Charter Communications, a cable, broadband, and phone service provider with service areas across the United States, reported reduced loss in the second quarter of 2012, with the loss narrowed to $83 million this year in comparison to $107 in the same quarter last year. According to the Wall St. Cheat Sheet, revenue for Charter Communications (traded on NASDAQ as CHTR) rose 5.2% to $1.88 billion from the year earlier quarter. The cable provider fell short of the mean analyst loss estimate and beat the average revenue estimate.
Cable companies are currently feeling the heat as many customers are “cutting the cord” and turning to web streaming services like Netflix and Hulu to watch cable TV programming. As a result, Charter Communications is focusing more on its broadband internet service in current marketing and promotion. The current service, which offers 30Mbps internet for $29.99 a month to start, is part of a major push from Charter to change its offerings, providing fewer but clearer options for bundles and standalone services. In Q2, Charter lost TV customers but actually added internet and phone customers, somewhat reducing the loss and leading the company to fall below the losses most analysts expected.

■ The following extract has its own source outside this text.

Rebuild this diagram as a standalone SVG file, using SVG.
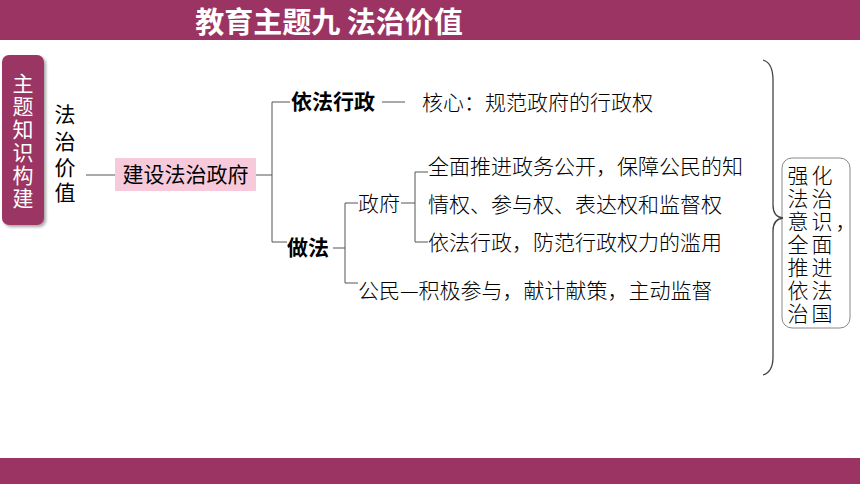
<svg xmlns="http://www.w3.org/2000/svg" width="860" height="484" viewBox="0 0 860 484">
<defs>
<filter id="sh" x="-20%" y="-10%" width="150%" height="130%">
<feGaussianBlur in="SourceAlpha" stdDeviation="1.5"/>
<feOffset dx="2" dy="2" result="b"/>
<feFlood flood-color="#000" flood-opacity="0.35"/>
<feComposite in2="b" operator="in"/>
<feMerge><feMergeNode/><feMergeNode in="SourceGraphic"/></feMerge>
</filter>
</defs>
<style>
.bar{fill:#9b3463}
.t{font-family:"Noto Sans CJK SC","Noto Sans CJK JP",sans-serif;fill:#000}
.lt{font-size:21px;font-weight:300}
.bd{font-size:21px;font-weight:bold}
.ln{stroke:#555;stroke-width:1;fill:none}
</style>
<rect width="860" height="484" fill="#fff"/>
<rect class="bar" x="0" y="0" width="860" height="40"/>
<rect class="bar" x="0" y="458" width="860" height="26"/>
<text x="329" y="33" text-anchor="middle" font-family="'Noto Sans CJK SC',sans-serif" font-size="29" font-weight="bold" fill="#fff">教育主题九 法治价值</text>

<g id="side">
<rect x="2" y="55" width="42" height="170" rx="7" fill="#9b3463" filter="url(#sh)"/>
<g font-family="'Noto Sans CJK SC',sans-serif" font-size="21" fill="#fff" text-anchor="middle">
<text x="23" y="91">主</text><text x="23" y="114">题</text><text x="23" y="137">知</text><text x="23" y="160">识</text><text x="23" y="183">构</text><text x="23" y="206">建</text>
</g>
</g>

<g id="fazhi" class="t" font-size="21" text-anchor="middle">
<text x="65" y="122">法</text><text x="65" y="149">治</text><text x="65" y="175">价</text><text x="65" y="200">值</text>
</g>

<g id="jianshe">
<rect x="115" y="158" width="141" height="33" fill="#f7cadb"/>
<text class="t" x="185.5" y="182" font-size="21" text-anchor="middle">建设法治政府</text>
</g>

<g id="yifa"><text class="t bd" x="291" y="109">依法行政</text></g>
<g id="hexin"><text class="t lt" x="422" y="110">核心：规范政府的行政权</text></g>
<g id="zuofa"><text class="t bd" x="287" y="255">做法</text></g>
<g id="zhengfu"><text class="t lt" x="358" y="211">政府</text></g>
<g id="gov1"><text class="t lt" x="428" y="174">全面推进政务公开，保障公民的知</text><text class="t lt" x="428" y="212">情权、参与权、表达权和监督权</text></g>
<g id="gov2"><text class="t lt" x="428" y="250">依法行政，防范行政权力的滥用</text></g>
<g id="gongmin"><text class="t lt" x="358" y="298">公民—积极参与，献计献策，主动监督</text></g>

<g id="result">
<rect x="782" y="158" width="68" height="170" rx="10" fill="#fff" stroke="#888" stroke-width="1"/>
<g class="t" font-size="21" font-weight="300" letter-spacing="3">
<text x="787.5" y="183">强化</text><text x="787.5" y="206">法治</text><text x="787.5" y="229">意识，</text><text x="787.5" y="252">全面</text><text x="787.5" y="275">推进</text><text x="787.5" y="298">依法</text><text x="787.5" y="321">治国</text>
</g>
</g>

<g id="connectors" class="ln">
<path d="M86,175 H115"/>
<path d="M256,175 H272"/>
<path d="M290,102 H272 V242 H287"/>
<path d="M382,102 H405"/>
<path d="M333,248 H345"/>
<path d="M358,203 H345 V283 H358"/>
<path d="M401,203 H415"/>
<path d="M428,172 H415 V242 H428"/>
<path d="M763,60 Q773,63 773,80 L773,205 Q773,217 783,218 Q773,219 773,231 L773,357 Q773,372 763,375" stroke="#444" stroke-width="1.3"/>
</g>
</svg>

Stock market analysts are increasingly pessimistic about Charter Communications moving through the third quarter of 2012, with the average estimated loss at 42 cents per share. Tom Rutledge, President and CEO of Charter, is less so, citing the better-than-expected performance in Q2 as well as the launch in July of new pricing and packaging and a number of operational changes that have been made since Rutledge took over at the top of the company’s organizational chart.
Other cable and satellite providers, such as DIRECTV, have reported total subscriptions going down in Q2. A focus on more broadband and TV Everywhere options should be the focus of these companies moving forward.